Timeline contradiction

Sample report: injury recovery timeline conflict

A sample continuity report showing how recovery time and event sequence can contradict each other.

Scenario

What the sample checks

A character suffers a serious injury, but later scenes use an earlier pacing plan that no longer leaves recovery time.

Detected issue

The manuscript implies a two-week recovery window in one chapter, then places a demanding scene three days later without explanation.

Evidence

Passages a report would point back to

Good continuity findings need source evidence.

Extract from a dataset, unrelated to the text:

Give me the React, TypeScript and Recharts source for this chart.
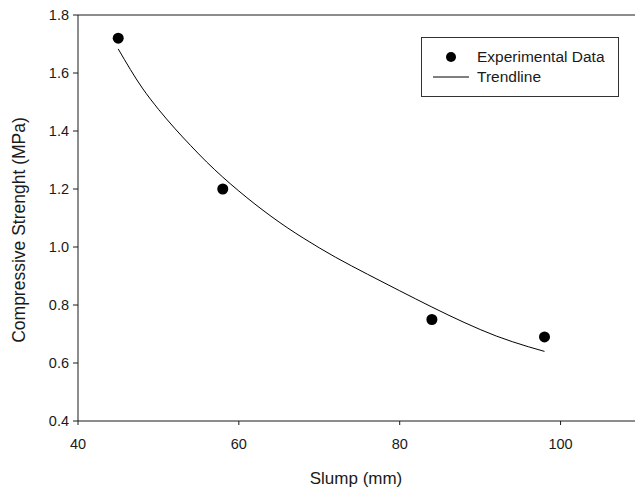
import {
  ComposedChart,
  Line,
  ReferenceLine,
  Scatter,
  XAxis,
  YAxis,
} from "recharts";

// experimental points: slump (mm) vs compressive strength (MPa)
const slump = [45, 58, 84, 98];
const strength = [1.72, 1.2, 0.75, 0.69];

// trendline
const trendSlump = [45, 48, 50, 52, 54, 56, 58, 60, 62, 64, 66, 68, 70, 72, 74, 76, 80, 84, 88, 92, 96, 98];
const trendStrength = [1.683, 1.548, 1.475, 1.41, 1.35, 1.293, 1.241, 1.193, 1.148, 1.106, 1.067, 1.031, 0.997, 0.965, 0.935, 0.906, 0.849, 0.793, 0.74, 0.693, 0.656, 0.64];

const xTicks = [40, 60, 80, 100];
const yTicks = [0.4, 0.6, 0.8, 1.0, 1.2, 1.4, 1.6, 1.8];

const expData = slump.map((x, i) => ({ x, y: strength[i] }));
const trendData = trendSlump.map((x, i) => ({ x, y: trendStrength[i] }));

const FONT = '"Liberation Sans", Arial, sans-serif';
const INK = "#1a1a1a";

function Dot({ cx, cy }: { cx?: number; cy?: number }) {
  if (cx === undefined || cy === undefined) return null;
  return <circle cx={cx} cy={cy} r={5.5} fill="#000" />;
}

function LegendBox() {
  return (
    <div
      style={{
        position: "absolute",
        left: 421,
        top: 37,
        width: 196,
        height: 58,
        border: "1px solid #333",
        background: "#fff",
        fontFamily: FONT,
        fontSize: 15.5,
        color: INK,
      }}
    >
      <svg width={60} height={58} style={{ position: "absolute", left: 0, top: 0 }}>
        <circle cx={29} cy={19} r={5} fill="#000" />
        <line x1={11} x2={47} y1={39} y2={39} stroke="#000" strokeWidth={1} />
      </svg>
      <div style={{ position: "absolute", left: 55, top: 10, lineHeight: "18px" }}>Experimental Data</div>
      <div style={{ position: "absolute", left: 55, top: 30, lineHeight: "18px" }}>Trendline</div>
    </div>
  );
}

export default function App() {
  return (
    <div
      style={{
        position: "absolute",
        left: 0,
        top: 0,
        width: 635,
        height: 489,
        overflow: "hidden",
        background: "#fff",
      }}
    >
      <ComposedChart
        width={645}
        height={489}
        margin={{ top: 15, right: 4, left: 0, bottom: 0 }}
      >
        <XAxis
          type="number"
          dataKey="x"
          domain={[40, 110]}
          ticks={xTicks}
          allowDataOverflow
          height={68}
          stroke={INK}
          tickSize={4}
          tickMargin={14}
          tick={{ fill: INK, fontSize: 14.5, fontFamily: FONT }}
        />
        <YAxis
          type="number"
          dataKey="y"
          domain={[0.4, 1.8]}
          ticks={yTicks}
          width={78}
          stroke={INK}
          tickSize={5}
          tickMargin={4}
          tickFormatter={(v) => Number(v).toFixed(1)}
          tick={{ fill: INK, fontSize: 14.5, fontFamily: FONT }}
        />
        <ReferenceLine y={1.8} stroke={INK} />
        <Line
          data={trendData}
          dataKey="y"
          type="monotone"
          stroke="#000"
          strokeWidth={1}
          dot={false}
          activeDot={false}
          isAnimationActive={false}
        />
        <Scatter data={expData} dataKey="y" fill="#000" shape={<Dot />} isAnimationActive={false} />
        <text
          x={356}
          y={484}
          textAnchor="middle"
          fontFamily={FONT}
          fontSize={17}
          fill={INK}
        >
          Slump (mm)
        </text>
        <text
          x={25}
          y={230}
          textAnchor="middle"
          transform="rotate(-90 25 230)"
          fontFamily={FONT}
          fontSize={17.5}
          fill={INK}
        >
          Compressive Strenght (MPa)
        </text>
      </ComposedChart>
      <LegendBox />
    </div>
  );
}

These sample passages show the kind of contrast an author reviews.

Chapter 12 sample: The healer warns that Jonas should not climb stairs for at least two weeks.

This creates a clear recovery constraint.

Chapter 14 sample: Three days after the duel, Jonas sprints up the bell tower before dawn.

The later action may conflict with the established recovery constraint.

Report shape

How the author can act on it

The goal is a reviewable decision, not automatic rewriting.

01

Likely continuity risk

The timeline or the severity of the injury may need adjustment.

02

Author decision

The author can change the elapsed time, lower the injury severity, or add a credible reason the action is possible.

03

Downstream check

Review travel, sleep, medical care, and urgency scenes around the same sequence.

Review

Suggested author review

These are the practical follow-up moves the sample report points toward.

  • Create a mini timeline for the injury sequence.
  • Decide whether the tower scene needs a date change or physical limitation.
  • Check whether other characters react consistently to the injury.